**Supplied information**:
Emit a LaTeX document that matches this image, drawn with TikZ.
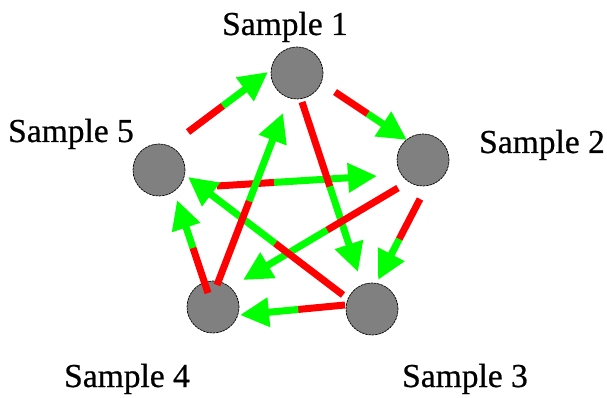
\documentclass[tikz,border=0pt]{standalone}
\usepackage{fontspec}
\setmainfont{Liberation Serif}
\newfontfamily\lblfont[FakeBold=0.6]{Liberation Serif}
\usetikzlibrary{arrows.meta,calc}
\definecolor{arrred}{RGB}{255,0,0}
\definecolor{arrgreen}{RGB}{0,255,0}
\definecolor{ballgray}{RGB}{128,128,128}
\tikzset{
  ball/.style={circle,fill=ballgray,draw=black,line width=0.7pt,dash pattern=on 2.5pt off 0.8pt,minimum size=52pt,inner sep=0pt},
  lbl/.style={anchor=base,inner sep=0pt,font=\lblfont\fontsize{33.5}{33.5}\selectfont},
  redpart/.style={draw=arrred,line width=7pt},
  greenpart/.style={draw=arrgreen,line width=7pt,-{Triangle[length=29pt,width=28pt,fill=arrgreen]}},
}
\newcommand{\biarrow}[2]{%
  \coordinate (#1m) at ($(#1s)!#2!(#1e)$);
  \draw[redpart] (#1s) -- (#1m);
  \draw[greenpart] ($(#1m)!-0.5pt!(#1e)$) -- (#1e);
}
\begin{document}
\begin{tikzpicture}[x=1pt,y=-1pt]
\useasboundingbox (0,0) rectangle (607,398);
% balls
\node[ball] (s1) at (297,73) {};
\node[ball] (s2) at (423,160) {};
\node[ball] (s3) at (372,309) {};
\node[ball] (s4) at (213,307) {};
\node[ball] (s5) at (159,170) {};
% labels
\node[lbl] (l1) at (285,35) {Sample 1};
\node[lbl] (l2) at (542,153) {Sample 2};
\node[lbl] (l3) at (465,387) {Sample 3};
\node[lbl] (l4) at (127,387) {Sample 4};
\node[lbl] (l5) at (71,142) {Sample 5};
% arrow end points
\coordinate (as) at (188,132); \coordinate (ae) at (268,72);   % 5 -> 1
\coordinate (bs) at (335,92);  \coordinate (be) at (407,140);  % 1 -> 2
\coordinate (cs) at (420,199); \coordinate (ce) at (378,280);  % 2 -> 3
\coordinate (ds) at (345,305); \coordinate (de) at (240,315);  % 3 -> 4
\coordinate (es) at (208,293); \coordinate (ee) at (177,200);  % 4 -> 5
\coordinate (fs) at (302,102); \coordinate (fe) at (358,272);  % 1 -> 3
\coordinate (gs) at (398,188); \coordinate (ge) at (243,280);  % 2 -> 4
\coordinate (hs) at (343,295); \coordinate (he) at (188,177);  % 3 -> 5
\coordinate (is) at (217,285); \coordinate (ie) at (283,113);  % 4 -> 1
\coordinate (js) at (217,186); \coordinate (je) at (377,176);  % 5 -> 2
\biarrow{a}{0.44}
\biarrow{b}{0.46}
\biarrow{c}{0.5}
\biarrow{d}{0.45}
\biarrow{e}{0.49}
\biarrow{j}{0.36}
\biarrow{f}{0.5}
\biarrow{g}{0.46}
\biarrow{h}{0.44}
\biarrow{i}{0.49}
\end{tikzpicture}
\end{document}
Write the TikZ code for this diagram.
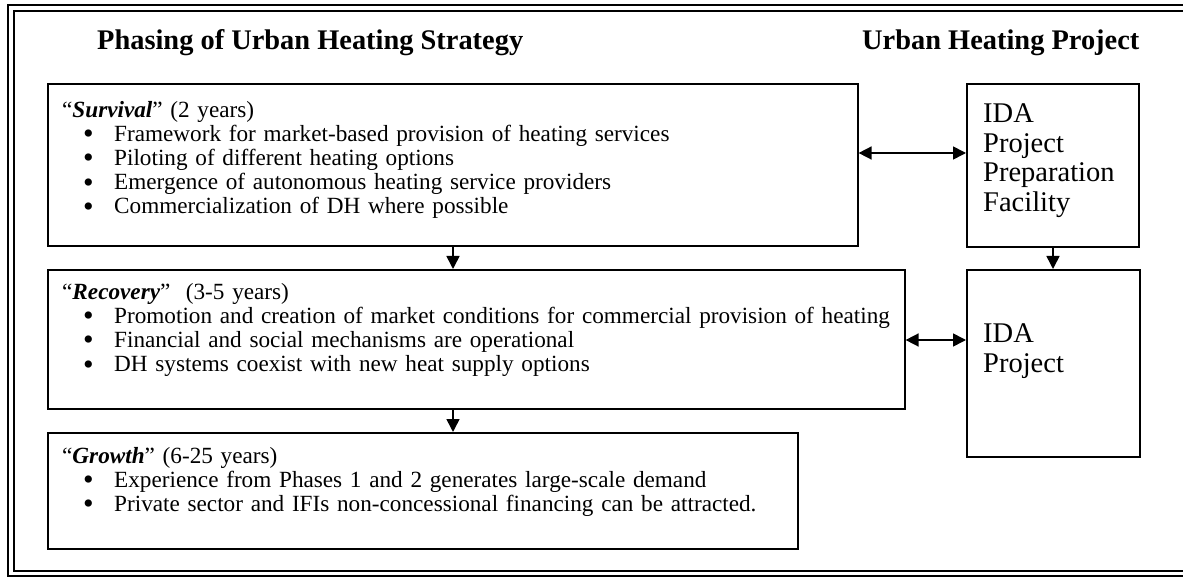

**The problem**:
Write out the entries above word for word. Do not include the pictures.

**Task response**:
Emit a LaTeX document that matches this image, drawn with TikZ.
\documentclass[tikz,border=0pt]{standalone}
\usepackage{fontspec}
\setmainfont{Liberation Serif}
\newfontfamily\lblfont[FakeBold=0.6]{Liberation Serif}
\usetikzlibrary{arrows.meta,calc}
\definecolor{arrred}{RGB}{255,0,0}
\definecolor{arrgreen}{RGB}{0,255,0}
\definecolor{ballgray}{RGB}{128,128,128}
\tikzset{
  ball/.style={circle,fill=ballgray,draw=black,line width=0.7pt,dash pattern=on 2.5pt off 0.8pt,minimum size=52pt,inner sep=0pt},
  lbl/.style={anchor=base,inner sep=0pt,font=\lblfont\fontsize{33.5}{33.5}\selectfont},
  redpart/.style={draw=arrred,line width=7pt},
  greenpart/.style={draw=arrgreen,line width=7pt,-{Triangle[length=29pt,width=28pt,fill=arrgreen]}},
}
\newcommand{\biarrow}[2]{%
  \coordinate (#1m) at ($(#1s)!#2!(#1e)$);
  \draw[redpart] (#1s) -- (#1m);
  \draw[greenpart] ($(#1m)!-0.5pt!(#1e)$) -- (#1e);
}
\begin{document}
\begin{tikzpicture}[x=1pt,y=-1pt]
\useasboundingbox (0,0) rectangle (607,398);
% balls
\node[ball] (s1) at (297,73) {};
\node[ball] (s2) at (423,160) {};
\node[ball] (s3) at (372,309) {};
\node[ball] (s4) at (213,307) {};
\node[ball] (s5) at (159,170) {};
% labels
\node[lbl] (l1) at (285,35) {Sample 1};
\node[lbl] (l2) at (542,153) {Sample 2};
\node[lbl] (l3) at (465,387) {Sample 3};
\node[lbl] (l4) at (127,387) {Sample 4};
\node[lbl] (l5) at (71,142) {Sample 5};
% arrow end points
\coordinate (as) at (188,132); \coordinate (ae) at (268,72);   % 5 -> 1
\coordinate (bs) at (335,92);  \coordinate (be) at (407,140);  % 1 -> 2
\coordinate (cs) at (420,199); \coordinate (ce) at (378,280);  % 2 -> 3
\coordinate (ds) at (345,305); \coordinate (de) at (240,315);  % 3 -> 4
\coordinate (es) at (208,293); \coordinate (ee) at (177,200);  % 4 -> 5
\coordinate (fs) at (302,102); \coordinate (fe) at (358,272);  % 1 -> 3
\coordinate (gs) at (398,188); \coordinate (ge) at (243,280);  % 2 -> 4
\coordinate (hs) at (343,295); \coordinate (he) at (188,177);  % 3 -> 5
\coordinate (is) at (217,285); \coordinate (ie) at (283,113);  % 4 -> 1
\coordinate (js) at (217,186); \coordinate (je) at (377,176);  % 5 -> 2
\biarrow{a}{0.44}
\biarrow{b}{0.46}
\biarrow{c}{0.5}
\biarrow{d}{0.45}
\biarrow{e}{0.49}
\biarrow{j}{0.36}
\biarrow{f}{0.5}
\biarrow{g}{0.46}
\biarrow{h}{0.44}
\biarrow{i}{0.49}
\end{tikzpicture}
\end{document}
Write the TikZ code for this diagram.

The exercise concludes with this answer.